People like me and my wider family did not starve. The priests at Notre Dame College started a feeding program in 1974; every day, they filled 1,000 bellies. They were able to get food in Bangladesh, not from outside it. Thus, the biggest national failure - what WE did to US, and not what THEY did to US - was a democratic failure.

Our second puerile ludo of democracy was played after 1990 among contending children.
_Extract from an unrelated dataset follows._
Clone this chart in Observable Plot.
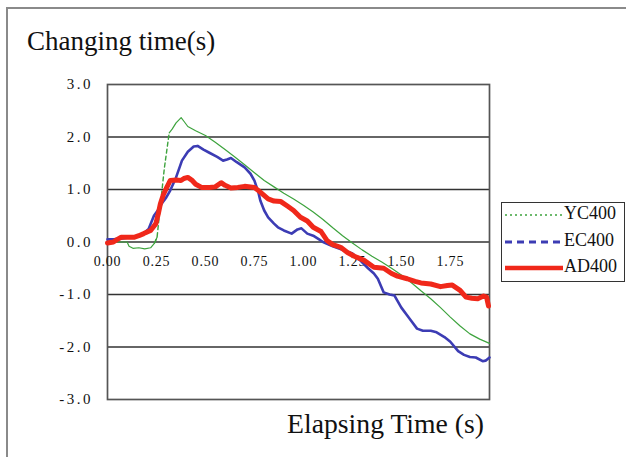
<!DOCTYPE html>
<html>
<head>
<meta charset="utf-8">
<script src="https://cdn.jsdelivr.net/npm/d3@7"></script>
<script src="https://cdn.jsdelivr.net/npm/@observablehq/plot@0.6"></script>
<style>
  html, body { margin: 0; padding: 0; background: #fff; overflow: hidden; }
  #wrap { position: relative; width: 626px; height: 457px; font-family: "Liberation Serif", serif; }
  #outer { position: absolute; left: 6px; top: 7px; width: 700px; height: 500px; border-left: 2px solid #8a8a8a; border-top: 2px solid #8a8a8a; }
  #chart { position: absolute; left: 0; top: 0; }
  #title { position: absolute; left: 27px; top: 28px; font-size: 27px; line-height: 27px; white-space: nowrap; color: #111; }
  #xlabel { position: absolute; right: 142px; top: 410px; font-size: 27.7px; line-height: 27px; white-space: nowrap; color: #111; }
  #legend { position: absolute; left: 501px; top: 202px; width: 124px; height: 80px; box-sizing: border-box; border: 1px solid #333; background: #fff; }
  .ytl { letter-spacing: 2.5px; }
  .xtl { letter-spacing: 0.8px; }
</style>
</head>
<body>
<div id="wrap">
  <div id="outer"></div>
  <div id="chart"></div>
  <div id="title">Changing time(s)</div>
  <div id="xlabel">Elapsing Time (s)</div>
  <div id="legend"></div>
</div>
<script>
// ---- data ----
const seriesNames = ["YC400", "EC400", "AD400"];
const seriesColors = ["#3da33d", "#3c3cb4", "#f0281a"];
const xTicks = [0, 0.25, 0.5, 0.75, 1.0, 1.25, 1.5, 1.75];
const yTicks = [3, 2, 1, 0, -1, -2, -3];

// [elapsed time (s), changing time (s)]
const yc400 = [
  [0,0],[0.05,0.0],[0.1,0.0],[0.11,-0.08],[0.13,-0.12],[0.16,-0.11],[0.19,-0.13],[0.22,-0.11],[0.24,-0.02],
  [0.253,0.09],[0.27,0.7],[0.29,1.4],[0.315,2.08],[0.33,2.15],[0.35,2.27],[0.376,2.37],[0.39,2.3],[0.41,2.2],
  [0.45,2.12],[0.5,2.03],[0.55,1.9],[0.6,1.76],[0.65,1.62],[0.7,1.47],[0.75,1.32],[0.8,1.17],[0.85,1.05],
  [0.9,0.93],[0.95,0.82],[1.0,0.7],[1.05,0.57],[1.1,0.43],[1.15,0.27],[1.2,0.12],[1.25,-0.02],[1.3,-0.15],
  [1.35,-0.27],[1.4,-0.38],[1.45,-0.5],[1.5,-0.63],[1.55,-0.77],[1.6,-0.93],[1.65,-1.08],[1.7,-1.25],
  [1.75,-1.43],[1.8,-1.6],[1.85,-1.75],[1.9,-1.85],[1.95,-1.93]
];
const ec400 = [
  [0,0.05],[0.03,0.05],[0.06,0.06],[0.1,0.08],[0.14,0.1],[0.18,0.15],[0.21,0.25],[0.237,0.5],[0.26,0.62],
  [0.28,0.75],[0.3,0.85],[0.32,0.98],[0.35,1.23],[0.38,1.55],[0.41,1.72],[0.44,1.82],[0.46,1.83],[0.49,1.76],
  [0.52,1.7],[0.56,1.62],[0.59,1.55],[0.61,1.57],[0.63,1.6],[0.66,1.52],[0.7,1.42],[0.73,1.3],[0.75,1.17],
  [0.77,0.95],[0.78,0.79],[0.8,0.6],[0.82,0.47],[0.85,0.35],[0.87,0.28],[0.9,0.22],[0.94,0.16],[0.97,0.24],
  [0.99,0.26],[1.02,0.16],[1.05,0.12],[1.08,0.05],[1.1,0.0],[1.15,-0.08],[1.2,-0.15],[1.25,-0.22],[1.29,-0.35],
  [1.33,-0.5],[1.36,-0.6],[1.38,-0.7],[1.41,-0.96],[1.44,-1.0],[1.465,-1.02],[1.5,-1.25],[1.53,-1.4],
  [1.55,-1.5],[1.58,-1.65],[1.61,-1.69],[1.65,-1.69],[1.68,-1.72],[1.72,-1.81],[1.75,-1.9],[1.79,-2.08],
  [1.82,-2.15],[1.85,-2.19],[1.88,-2.2],[1.915,-2.27],[1.93,-2.26],[1.95,-2.2]
];
const ad400 = [
  [0,-0.02],[0.03,0.0],[0.05,0.05],[0.07,0.09],[0.1,0.09],[0.135,0.09],[0.16,0.12],[0.185,0.16],[0.22,0.22],
  [0.247,0.35],[0.26,0.55],[0.27,0.73],[0.285,0.9],[0.3,1.02],[0.32,1.17],[0.35,1.18],[0.375,1.17],[0.39,1.21],
  [0.41,1.23],[0.43,1.18],[0.45,1.1],[0.48,1.04],[0.52,1.04],[0.55,1.05],[0.58,1.13],[0.6,1.08],[0.63,1.03],
  [0.665,1.04],[0.7,1.06],[0.75,1.04],[0.78,0.95],[0.82,0.82],[0.85,0.78],[0.885,0.77],[0.92,0.68],[0.95,0.6],
  [0.985,0.47],[1.02,0.4],[1.05,0.28],[1.09,0.2],[1.12,0.03],[1.15,-0.05],[1.19,-0.1],[1.225,-0.2],[1.26,-0.27],
  [1.31,-0.35],[1.36,-0.48],[1.41,-0.5],[1.45,-0.6],[1.48,-0.65],[1.53,-0.7],[1.57,-0.75],[1.6,-0.78],
  [1.65,-0.8],[1.7,-0.85],[1.735,-0.83],[1.76,-0.82],[1.8,-0.92],[1.83,-1.05],[1.86,-1.07],[1.89,-1.08],
  [1.92,-1.03],[1.935,-1.05],[1.945,-1.22]
];

// ---- chart ----
const fmtY = d => d.toFixed(1);
const fmtX = d => d.toFixed(2);
const ycRise = yc400.filter(d => d[0] >= 0.24 && d[0] <= 0.315);

const chart = Plot.plot({
  width: 626,
  height: 457,
  marginTop: 84,
  marginLeft: 107,
  marginRight: 137,
  marginBottom: 58,
  x: { domain: [0, 1.95], axis: null },
  y: { domain: [-3, 3], axis: null },
  style: { fontFamily: "Liberation Serif, serif", background: "transparent" },
  marks: [
    Plot.ruleY(yTicks.filter(d => d > -3 && d < 3), { stroke: "#333", strokeWidth: 1.7 }),
    Plot.frame({ stroke: "#555", strokeWidth: 1.7 }),
    Plot.text(yTicks, { y: d => d, text: d => fmtY(d), frameAnchor: "left", textAnchor: "end", dx: -14.5, fontSize: 15, fill: "#111", className: "ytl" }),
    Plot.text(xTicks, { x: d => d, y: 0, text: d => fmtX(d), dy: 20, fontSize: 14, fill: "#111", className: "xtl" }),
    Plot.line(yc400.filter(d => d[0] <= 0.253), { x: d => d[0], y: d => d[1], stroke: seriesColors[0], strokeWidth: 1.2 }),
    Plot.line(ycRise, { x: d => d[0], y: d => d[1], stroke: seriesColors[0], strokeWidth: 1.4, strokeDasharray: "4,3" }),
    Plot.line(yc400.filter(d => d[0] >= 0.315), { x: d => d[0], y: d => d[1], stroke: seriesColors[0], strokeWidth: 1.2 }),
    Plot.line(ec400, { x: d => d[0], y: d => d[1], stroke: seriesColors[1], strokeWidth: 2.6, strokeLinejoin: "round" }),
    Plot.line(ad400, { x: d => d[0], y: d => d[1], stroke: seriesColors[2], strokeWidth: 5, strokeLinejoin: "round" })
  ]
});
document.getElementById("chart").appendChild(chart);

// ---- legend ----
const dashes = ["2,3", "7,5", null];
const widths = [1.6, 3, 4.5];
const rowsY = [12, 39, 65];
const ns = "http://www.w3.org/2000/svg";
const lsvg = document.createElementNS(ns, "svg");
lsvg.setAttribute("width", 122);
lsvg.setAttribute("height", 78);
seriesNames.forEach((name, i) => {
  const ln = document.createElementNS(ns, "line");
  ln.setAttribute("x1", 3); ln.setAttribute("x2", 61);
  ln.setAttribute("y1", rowsY[i]); ln.setAttribute("y2", rowsY[i]);
  ln.setAttribute("stroke", seriesColors[i]);
  ln.setAttribute("stroke-width", widths[i]);
  if (dashes[i]) ln.setAttribute("stroke-dasharray", dashes[i]);
  lsvg.appendChild(ln);
  const tx = document.createElementNS(ns, "text");
  tx.setAttribute("x", 62); tx.setAttribute("y", rowsY[i]);
  tx.setAttribute("dominant-baseline", "middle");
  tx.setAttribute("font-family", "Liberation Serif, serif");
  tx.setAttribute("font-size", 18);
  tx.setAttribute("fill", "#111");
  tx.textContent = name;
  lsvg.appendChild(tx);
});
document.getElementById("legend").appendChild(lsvg);
</script>
</body>
</html>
As children without adults, their will was law (percipient readers will notice an attempt to sneak in the parable of The Lord of the Flies!)

About this period of democratic awakening, she congratulated herself and her compatriots (some departed to a higher realm prematurely, dispatched by the student thugs in hartals): “For three consecutive elections, we have had a large and enthusiastic electorate who have ushered in freely elected governments and representative parliaments. Although young and sometimes faltering, we have been understandably proud of our fledgling democracy”.

Proud, indeed, of arson and immolation, vandalism and the dexterous use of the Molotov cocktail. DIY bomb-making became de rigueur.

And here’s the loudest laugh: the elections were phony. Walter Mebane and his team at Cornell crunched the numbers and found that the elections of 1996 and 2001 were not on the up and up (1991 was an exception). Yet the Carter Center and the European Union had vetted the eye-wash. Our authoress, it seems, has partners in the recent tendency not to call a fact a fact, but to cook a hodgepodge of post-truth for the mass consumption of an ever-gullible - dare I say it? - electorate.  (A brief search for Walter Mebane in the Economist search facility will yield the article, Political Science: Election Forensics, How to detect voting fiddles, February 22, 2007. This article is publicly available, yet not a single newspaper thought we had the right to know, and seems to have outmatched even Pravda in its economy with the truth.)

In retrospect, it is not the eleven years of General Ershad’s rule, but the succeeding 30 years of thuggocracy that seem to mirror the General a latter-day Augustus (whereas the civil strife preceded Augustus, here, it followed General Ershad’s illegal imprisonment).

In history, one man may be a bulwark against chaos, or watch helplessly the spread of chaos from behind prison walls, knowing he would have stood firm against the advance of the factions, had he been, like the Roman god, in command.